CEP is mature?  CEP is really not ESP?  CEP is really event-driven SOA?  CEP is really real-time BI?  CEP is really low latency, high throughput, white-box COTs algo trading?  CEP is really not a type of BPM?  CEP is not really for detecting complex events?   Complex does not really  mean complex? 

Come on guys, give us a break! 

(Anyway, no one is going to give us a break….  so stay tuned!)

  


A Vocabulary of Confusion

April 16, 2008

The blog post, On Event Processing Agents, reminds me of a presentation back in March 2006, where TIBCO‘s ex-CEP evangelist Tim Bass (now busy working for a conservative business advisory company in Asia and off the blogosphere, as we all know) presented his keynote, Processing Patterns for Predictive Business, at the first event processing symposium.

In that presentation, Tim introduced a functional event processing reference architecture based on the long established art-and-science of multisensor data fusion (MDSF).   He also highlighted the importance of mapping business requirements for event processing to established processing analytics and engineering patterns.
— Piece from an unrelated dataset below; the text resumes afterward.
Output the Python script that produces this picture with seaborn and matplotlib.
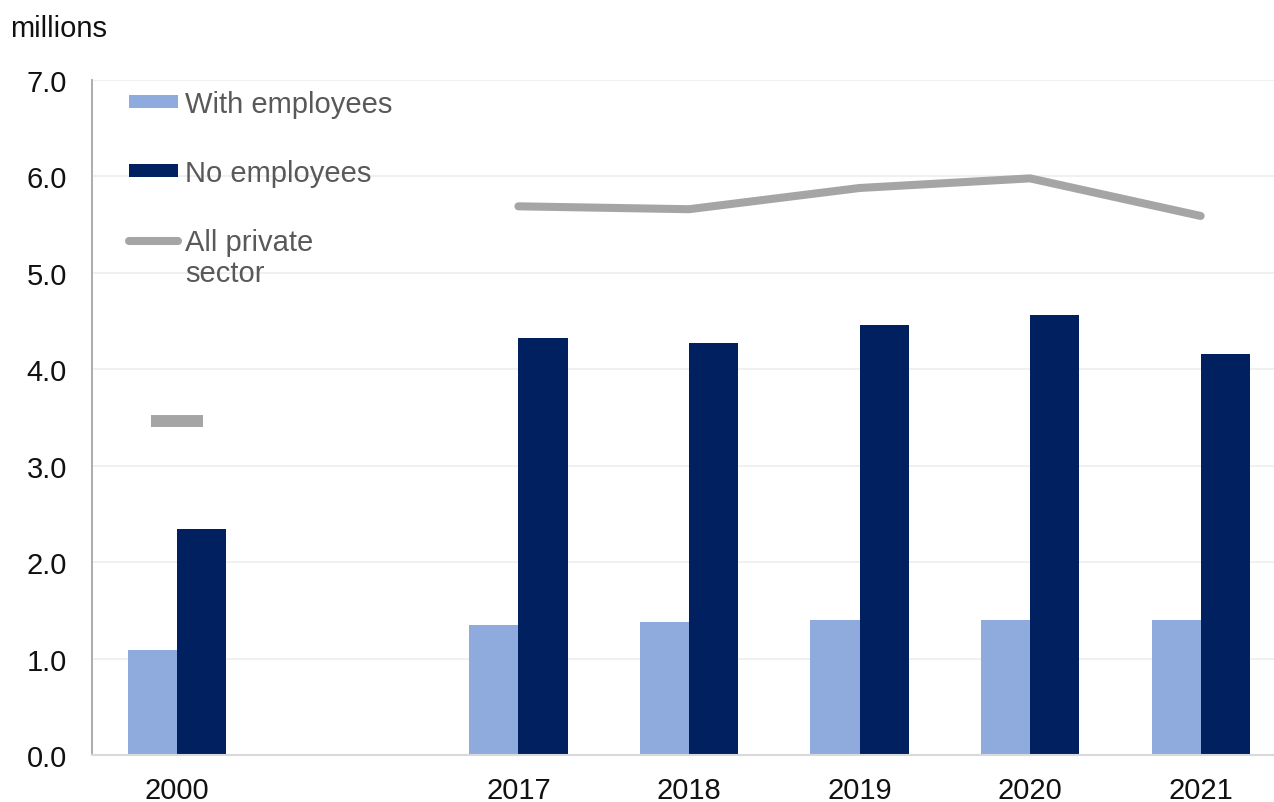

In addition, Tim introduced a new slide (shown below),  “A Vocabulary of Confusion,” by adapting a figure from the Handbook of Multisensor Data Fusion, overlaying the notional overlap (and confusion) of the engineering components of MSDF with CEP and ESP, to illustrate this confusion:

One idea behind the slide above, dubbed the “snowman” by Tim, was that there is a wealth of mature and applicable knowledge regarding technical and high functional pre-existing event processing applications that span many years and multiple disciplines in the art-and-science of MSDF.     A few emerging event processing communities, vendors and analysts do not seem to be leveraging the art-and-science of multiple core engineering disciplines, including well established vocabularies and event processing architectures.  

On Event Processing Agents implies  a “new” event processing reference architecture with terms like,  (1) simple event processing  agents for filtering and routing, (2)  mediated event processing agents for event enrichment, transformation, validation, (3) complex event processing agents for pattern detection, and (4) intelligent event processing agents for prediction, decisions.

Frankly, while I generally agree with the concepts, I think the terms in On Event Processing Agents tend to add to the confusion because these concepts in On Event Processing Agents are following, almost exactly, the same reference architecture (and terms) for MSDF, illustrated again below to aid the reader. 

Unfortunately, On Event Processing Agents does not reference the prior art:

Event Processing Reference Architecture

My question is why,  instead of creating and advocating a seemingly “new vocabulary” and “new event processing theory”, why not leverage the excellent prior art over the past 30 years?  

Why not leverage the deep (very complex) event processing knowledge, well documented and solving some of the challenging CEP/EP problems we face today,  by some of the top minds in the world?   

Why not build upon the knowledge of a mature pre-existing CEP community (a community that does not call itself CEP) that has been building successful operational event processing applications for decades?

Why not move from a seemingly “not really invented here” approach to “let’s embrace the wealth of knowledge and experience already out there” worldview?

Since March 2006, this question remains unanswered and, in my opinion, the Vocabulary of Confusion,  introduced in March 2006 at the first unofficial EPTS party, is even more relevant today.   Competition is good;  new ideas are good; new perspective are good; however ignoring 30 years of prior art and not leveraging critical prior art is not very good, is it?

Frankly speaking, there is more than enough CEP theory in the art-and-science of MSDF.  If we map the prior art of operational MSDF systems against existing “CEP platforms” we will gain critical knowledge in just how far behind the emerging CEP/EP software vendors are in their understanding of where event processing has been and where the art-and-science is headed.  

Well, enough of blogging for now.   Time to get back to mudane SOA “hearding cats” tasks at Techrotech, so I’ll be back Off The Grid for a while.